Book Review: Carter and Lovecraft by Jonathan L. Howard

Daniel Carter is an ex-homicide detective, now a private investigator, who inherits a bookstore in Providence from someone he’s never heard of. Then people start dying in mysterious ways, and while Carter doesn’t want to be involved, he’s beginning to suspect that someone else wants him to be.

“He couldn’t see how you could share the shit out of somebody with math, but it seemed you could.”

Holy moly! This was the exact kind of read that I needed after finishing The Alchemist. Going back to my horror roots and my love for Lovecraftian fiction (although I guess I wouldn’t specifically categorise this as horror, more weird fiction with some creepy parts)
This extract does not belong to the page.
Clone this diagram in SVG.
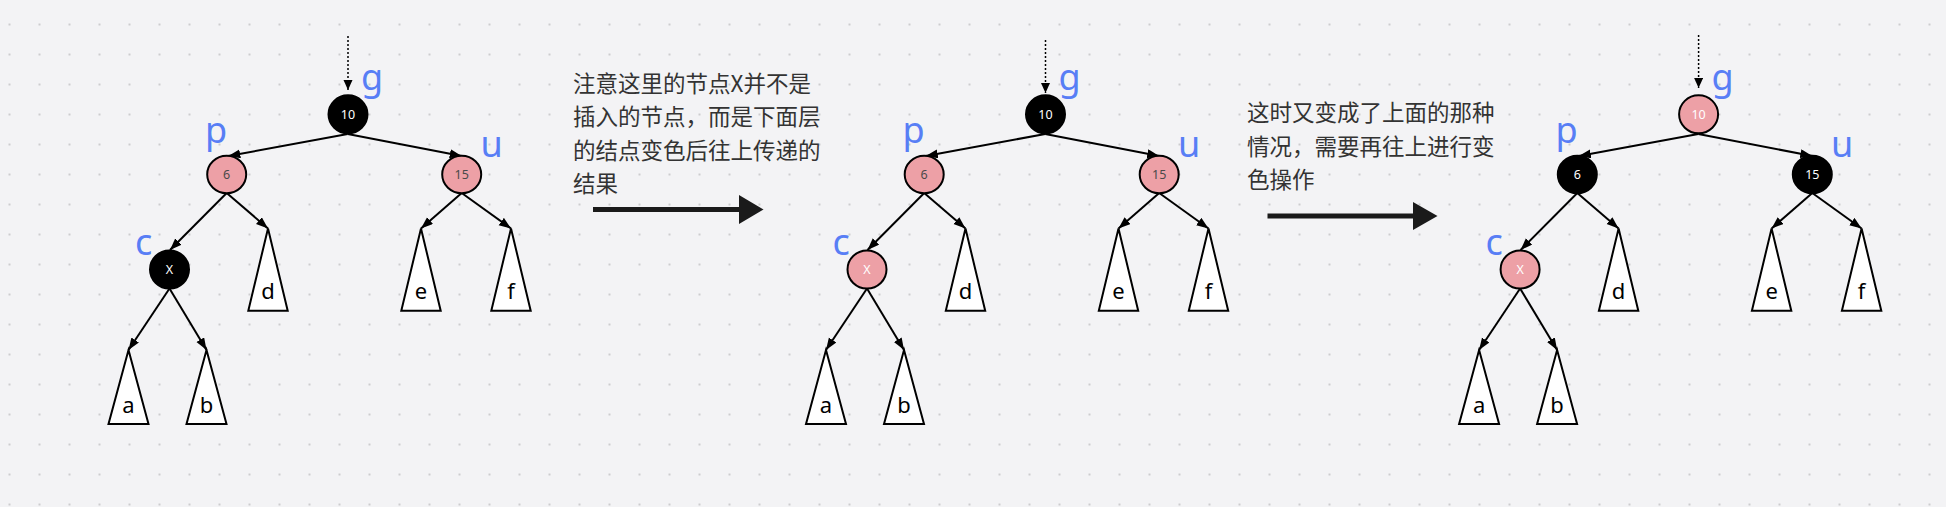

But anyway... this was a hell of a lot of fun! I feel like Howard handles a lot of the Lovecraft’s mythology and themes and tropes very well. You can tell he knows his shit! And he gives us a kickass character in the form of Lovecraft’s descendant - his great-great (I don’t know how many greats and frankly don’t care) granddaughter, Emily Lovecraft. The relationship and interactions between her and our main character are really entertaining and full of witty banter!

It’s surprisingly funny at times and there are lots of pop culture references, which I always enjoy. AND there’s a bookstore that features a lot in the story! Although I’m not quite sure how a non-Lovecraft fan would find this one? A lot of the plot relies on references or tie-ins to Lovecraft’s work and although it is explained I can’t really say how confusing it might be for someone who hasn’t read his work. And I do believe a lot of my enjoyment was tied to me nerding out over the Lovecraft connections.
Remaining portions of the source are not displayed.